What the figures do not claim

They do not establish a production guarantee, a final public benchmark, or breed-level fairness. They document a research result and the next failure mode.

Reliability bins

Confidence bin Count Mean confidence Accuracy Gap
0.0-0.1 1 0.058 0.000 0.058
0.1-0.2 3 0.190 0.333 0.143
0.2-0.3 24 0.264 0.208 0.056
0.3-0.4 72 0.351 0.375 0.024
0.4-0.5 156 0.451 0.519 0.068
0.5-0.6 162 0.549 0.685 0.137
0.6-0.7 168 0.650 0.738 0.088
0.7-0.8 197 0.751 0.868 0.117
0.8-0.9 299 0.853 0.920 0.066
0.9-1.0 918 0.968 0.976 0.008

Lowest global RAPS class coverage

Breed Coverage Mean set size Misses Support
great_dane 0.80 3.45 4 20
lhasa 0.85 2.35 3 20
tibetan_mastiff 0.85 2.50 3 20
english_setter 0.85 2.55 3 20
australian_shepherd 0.85 2.95 3 20
norwich_terrier 0.85 3.00 3 20
soft_coated_wheaten_terrier 0.85 3.70 3 20

Weak-class slice

The next question is targeted coverage repair.

The supplementary run targets breeds that reviewers would inspect first: lhasa, tibetan mastiff, great dane, and the worst Mondrian class.
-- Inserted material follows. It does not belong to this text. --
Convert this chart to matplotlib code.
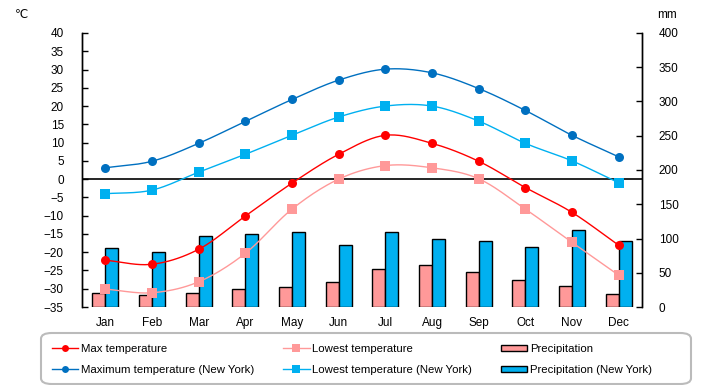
import numpy as np
import matplotlib
matplotlib.use("Agg")
import matplotlib.pyplot as plt
from matplotlib.lines import Line2D
from matplotlib.patches import Patch, FancyBboxPatch

plt.rcParams['font.family'] = ['Liberation Sans', 'DejaVu Sans']

months = ["Jan", "Feb", "Mar", "Apr", "May", "Jun", "Jul", "Aug", "Sep", "Oct", "Nov", "Dec"]
max_temp = [-22.2, -23.3, -19.2, -10.1, -1.1, 6.8, 12.0, 9.8, 4.9, -2.3, -9.1, -18.1]
low_temp = [-30.1, -31.1, -28.1, -20.3, -8.2, 0.0, 3.7, 3.1, 0.1, -8.2, -17.3, -26.3]
ny_max = [3.1, 4.9, 9.8, 15.8, 21.8, 27.1, 30.1, 29.1, 24.8, 18.8, 12.0, 6.1]
ny_low = [-4.0, -3.0, 1.9, 6.8, 12.0, 17.0, 20.0, 20.0, 15.9, 9.8, 5.0, -1.0]
precip = [20, 17, 20, 27, 29, 36, 56, 62, 51, 40, 30, 18.5]
ny_precip = [86, 81, 103, 106, 110, 91, 110, 100, 97, 88, 113, 97]

temp_ticks = list(range(-35, 41, 5))
mm_ticks = list(range(0, 401, 50))


def smooth(y, n=20):
    """Catmull-Rom curve through the points (drawing only)."""
    y = np.asarray(y, float)
    x = np.arange(len(y), dtype=float)
    P = np.vstack([x, y]).T
    P = np.vstack([P[0] - (P[1] - P[0]), P, P[-1] + (P[-1] - P[-2])])
    out = []
    t = np.linspace(0, 1, n, endpoint=False)[:, None]
    for i in range(1, len(P) - 2):
        p0, p1, p2, p3 = P[i - 1], P[i], P[i + 1], P[i + 2]
        seg = 0.5 * ((2 * p1) + (-p0 + p2) * t + (2 * p0 - 5 * p1 + 4 * p2 - p3) * t ** 2
                     + (-p0 + 3 * p1 - 3 * p2 + p3) * t ** 3)
        out.append(seg)
    out.append(P[-2][None, :])
    out = np.vstack(out)
    return out[:, 0], out[:, 1]


fig = plt.figure(figsize=(7.2, 3.85), dpi=100)
ax = fig.add_axes([82 / 720, 78 / 385, 560 / 720, 274 / 385])
ax2 = ax.twinx()

# bars on ax2 (behind), lines on ax (front)
ax.set_zorder(ax2.get_zorder() + 1)
ax.patch.set_visible(False)
ax2.patch.set_facecolor('#FFFFCC')

x = np.arange(len(months))
w = 0.28
ax2.bar(x - w / 2, precip, width=w, color='#FF9999', edgecolor='black', linewidth=1)
ax2.bar(x + w / 2, ny_precip, width=w, color='#00B0F0', edgecolor='black', linewidth=1)

series = [
    (ny_max, '#0070C0', 'o', 6.5, 'Maximum temperature (New York)'),
    (ny_low, '#00B0F0', 's', 6.5, 'Lowest temperature (New York)'),
    (max_temp, '#FF0000', 'o', 6.5, 'Max temperature'),
    (low_temp, '#FF9999', 's', 6.5, 'Lowest temperature'),
]
for vals, c, m, ms, lab in series:
    sx, sy = smooth(vals)
    ax.plot(sx, sy, color=c, lw=1)
    ax.plot(x, vals, linestyle='none', marker=m, color=c, markersize=ms, markeredgewidth=0)

ax.axhline(0, color='black', lw=1.2, zorder=1)

ax.set_xlim(-0.5, len(months) - 0.5)
ax.set_ylim(-35, 40)
ax2.set_ylim(0, 400)
ax.set_yticks(temp_ticks)
ax.set_yticklabels([str(t).replace('-', '\u2212') for t in temp_ticks])
ax2.set_yticks(mm_ticks)
ax.set_xticks(x)
ax.set_xticklabels(months)

ax.tick_params(axis='y', direction='in', length=4, width=1, pad=13, labelsize=8.5)
ax2.tick_params(axis='y', direction='in', length=4, width=1, pad=12, labelsize=8.5)
ax.tick_params(axis='x', length=0, pad=7, labelsize=8.5)

for a in (ax, ax2):
    a.spines['top'].set_visible(False)
    a.spines['bottom'].set_visible(False)
    a.spines['left'].set_linewidth(1)
    a.spines['right'].set_linewidth(1)

fig.text(22 / 720, 1 - 15 / 385, '\u2103', ha='center', va='center', fontsize=8.5,
         family=['DejaVu Sans'])
fig.text(667 / 720, 1 - 15 / 385, 'mm', ha='center', va='center', fontsize=8.5)

# legend
h = [
    Line2D([], [], color='#FF0000', marker='o', markersize=5, markeredgewidth=0, lw=1),
    Line2D([], [], color='#0070C0', marker='o', markersize=5, markeredgewidth=0, lw=1),
    Line2D([], [], color='#FF9999', marker='s', markersize=5.5, markeredgewidth=0, lw=1),
    Line2D([], [], color='#00B0F0', marker='s', markersize=5.5, markeredgewidth=0, lw=1),
    Patch(facecolor='#FF9999', edgecolor='black', linewidth=1),
    Patch(facecolor='#00B0F0', edgecolor='black', linewidth=1),
]
labels = ['Max temperature', 'Maximum temperature (New York)',
          'Lowest temperature', 'Lowest temperature (New York)',
          'Precipitation', 'Precipitation (New York)']
leg = fig.legend(h, labels, ncol=3, loc='center left',
                 bbox_to_anchor=(44 / 720, 1 - 359.5 / 385), frameon=False,
                 fontsize=8.2, handlelength=2.3, handleheight=0.5, handletextpad=0.25,
                 columnspacing=2.55, labelspacing=0.95, borderpad=0.2)

box = FancyBboxPatch((41 / 720, 1 - 384 / 385), (691 - 41) / 720, (384 - 333) / 385,
                     boxstyle='round,pad=0,rounding_size=0.015',
                     transform=fig.transFigure, facecolor='white', edgecolor='#BBBBBB',
                     linewidth=1.5, zorder=-1)
fig.patches.append(box)

fig.savefig('out.png', dpi=100)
The goal is not higher headline accuracy. The goal is tighter sets without hiding class-specific failures.

Breed Global RAPS Mondrian RAPS Family pooled Top-1
lhasa 0.85 0.85 0.75 0.75
tibetan_mastiff 0.85 0.90 0.85 0.70
great_dane 0.80 0.70 0.75 0.55

Paper path

Minimum paper bar: replication plus class-conditional repair.

The current result is strong enough for a technical report and portfolio case study. A workshop draft should wait for the next slice: weak-class analysis, structured pooling, and a clean venue fit.